The good news? This wasn’t a spur-of-the-moment decision. Per Keim, Washington reached out to Gandy-Golden to see if he endorsed the idea, which he seemed to do, hinting that it’s been in the works since the offseason began.
This, in turn, begs the question if AGG can make it as a tight end.
Can former Commanders draft pick and receiver Antonio Gandy-Golden revive his NFL career as a tight end?
The Commanders released Gandy-Golden to kick off the new year, but re-signed him to a reserve/futures contract a few weeks later.
The Liberty product hasn’t worked out as a receiver, but it speaks volumes that Washington’s keeping the faith in its former investment. If you remember, Gandy-Golden had Day 2 buzz leading up to the 2020 draft, but fell to the end of Round 4 largely due to the fact it was a stacked receiver class.
At 6-foot-4 and 225 pounds with a wide catch radius, there’s reason to believe Gandy-Golden could pan out at tight end if he tacked on more muscle. That’s exactly what the pass-catcher did, this offseason, as Keim noted on his podcast that AGG was noticeably “bulked up” and “looks stronger” at team workouts.
Assuming Gandy-Golden put on 15-20 pounds, that puts him on track with other joker tight ends (blend of WR/TE) in the league, including Gerald Everett (6-foot-3, 240), David Nkoku (6-foot-4, 245) and Evan Engram (6-foot-3, 240).
Not to tug on your heartstrings, folks, but Jordan Reed was 6-foot-2, 242 when he starred at tight end for Washington. Of course, having a similar build to other TE hybrids means nothing.
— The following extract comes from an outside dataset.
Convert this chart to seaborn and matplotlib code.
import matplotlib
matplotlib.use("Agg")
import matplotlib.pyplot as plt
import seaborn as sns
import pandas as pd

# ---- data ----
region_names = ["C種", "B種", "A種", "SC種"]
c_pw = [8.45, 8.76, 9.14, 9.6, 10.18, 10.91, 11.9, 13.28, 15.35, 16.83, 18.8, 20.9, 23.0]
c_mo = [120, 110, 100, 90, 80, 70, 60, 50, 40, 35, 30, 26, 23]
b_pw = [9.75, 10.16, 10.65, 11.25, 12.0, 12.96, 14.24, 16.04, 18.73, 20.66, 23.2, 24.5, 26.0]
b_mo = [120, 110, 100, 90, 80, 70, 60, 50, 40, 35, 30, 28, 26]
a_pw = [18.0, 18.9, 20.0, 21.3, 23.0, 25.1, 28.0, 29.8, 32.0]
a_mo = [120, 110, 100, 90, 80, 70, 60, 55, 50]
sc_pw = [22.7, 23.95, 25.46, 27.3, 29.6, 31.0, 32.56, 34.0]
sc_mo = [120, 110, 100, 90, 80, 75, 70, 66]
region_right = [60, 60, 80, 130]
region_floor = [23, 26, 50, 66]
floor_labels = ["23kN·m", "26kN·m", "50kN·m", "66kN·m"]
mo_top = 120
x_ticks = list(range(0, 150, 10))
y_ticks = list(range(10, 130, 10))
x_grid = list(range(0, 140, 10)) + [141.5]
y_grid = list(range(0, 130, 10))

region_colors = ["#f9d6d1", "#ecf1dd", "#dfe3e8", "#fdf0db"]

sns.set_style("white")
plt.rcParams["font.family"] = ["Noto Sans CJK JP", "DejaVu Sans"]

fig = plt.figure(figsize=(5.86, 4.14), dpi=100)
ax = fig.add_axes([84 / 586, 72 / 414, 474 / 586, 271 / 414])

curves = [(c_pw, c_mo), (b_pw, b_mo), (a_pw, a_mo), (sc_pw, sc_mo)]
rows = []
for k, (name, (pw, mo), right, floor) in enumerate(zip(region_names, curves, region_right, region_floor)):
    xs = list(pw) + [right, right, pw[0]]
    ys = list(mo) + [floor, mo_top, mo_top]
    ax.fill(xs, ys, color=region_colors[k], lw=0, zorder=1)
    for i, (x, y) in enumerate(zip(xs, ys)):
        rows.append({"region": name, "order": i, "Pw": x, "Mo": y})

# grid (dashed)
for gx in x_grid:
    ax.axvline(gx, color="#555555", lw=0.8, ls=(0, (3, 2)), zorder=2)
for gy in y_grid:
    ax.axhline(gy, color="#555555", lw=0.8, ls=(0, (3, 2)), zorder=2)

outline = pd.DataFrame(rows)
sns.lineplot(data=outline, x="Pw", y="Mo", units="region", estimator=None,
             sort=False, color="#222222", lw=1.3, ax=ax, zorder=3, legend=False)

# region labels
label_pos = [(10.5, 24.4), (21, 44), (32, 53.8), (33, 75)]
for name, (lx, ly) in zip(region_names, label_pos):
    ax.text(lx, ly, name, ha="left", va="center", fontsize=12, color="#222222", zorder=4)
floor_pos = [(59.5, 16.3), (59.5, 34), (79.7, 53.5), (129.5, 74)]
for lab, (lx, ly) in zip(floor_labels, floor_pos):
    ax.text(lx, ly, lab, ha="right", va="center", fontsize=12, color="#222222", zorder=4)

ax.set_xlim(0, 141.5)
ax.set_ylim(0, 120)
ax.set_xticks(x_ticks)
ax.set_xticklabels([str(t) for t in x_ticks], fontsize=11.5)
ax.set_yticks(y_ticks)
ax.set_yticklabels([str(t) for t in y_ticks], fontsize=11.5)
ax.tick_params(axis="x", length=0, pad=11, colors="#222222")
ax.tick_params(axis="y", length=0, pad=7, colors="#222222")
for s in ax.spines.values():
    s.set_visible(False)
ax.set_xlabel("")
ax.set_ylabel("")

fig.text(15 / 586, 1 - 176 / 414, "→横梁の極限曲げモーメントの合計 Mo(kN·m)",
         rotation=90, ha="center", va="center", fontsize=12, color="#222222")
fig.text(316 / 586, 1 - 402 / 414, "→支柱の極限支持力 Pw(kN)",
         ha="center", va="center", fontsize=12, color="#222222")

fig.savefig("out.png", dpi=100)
It’s an entirely different position than WR. Perhaps he can start in the slot and a blocking specialist while he learns the ins and outs of the position.
Whatever the case, Gandy-Golden is in good hands with tight ends coach Juan Castillo, who worked wonders with Logan Thomas after he transitioned from playing quarterback at Virginia Tech to tight end once he entered the NFL.
It’s too early to say if Gandy-Golden will make it as a tight end, but he as all the physical tools needed to succeed and Thomas’ injury should give the soon-to-be third-year pro plenty of opportunities to prove himself this offseason.